WebMake is a simple content management system, based around a templating system for HTML documents and an emphasis on page generation.
What makes it different from the many other templating engines out there, is that it's been designed to have lots of built-in smarts about what a "typical" informational website needs in the way of functionality: metadata support, dynamic index generation from metadata, automatically-generated sitemaps and navigational aids, user-defined tags, and support for non-HTML input and output -- and, of course, embedded Perl code. ;)
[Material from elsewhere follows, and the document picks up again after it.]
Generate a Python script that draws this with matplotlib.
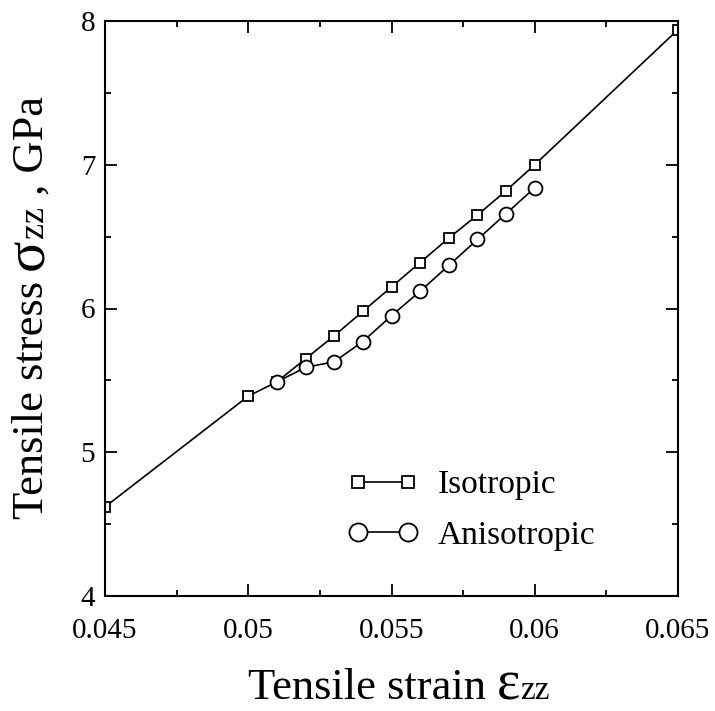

It's written in Perl, and is distributed under the GPL.
Features
*Creates portable sites: It requires no dynamic scripting capabilities on the server; WebMake sites can be deployed to a plain old FTP site without any problems.
*No need to edit lots of files: A multi-level website can be generated entirely from 1 WebMake file containing content, links to content files, perl code (if needed), and output instructions.
*Efficient: WebMake supports dependency checking, so a one-line change to one source file will not regenerate your entire site -- unless it's supposed to. Only the files that refer to that chunk of content, however indirectly, will be modified.
*Supports content conversion, on the fly: Text can be edited as standard HTML, converted from plain text (see below), or converted from any other format by adding a conversion method to the WebMake::FormatConvert module.
*Edit text as text, not as HTML: One of the built-in content conversion modules is Text::EtText, which provides an easy-to-edit, easy-to-read and intuitive way to write HTML, based on the plain-text markup conventions we've been using for years.
*Scriptable: Content items and output URLs can be generated, altered, or read in dynamically using perl code. Perl code can even be used to generate other perl code to generate content/output URLs/etc., recursively.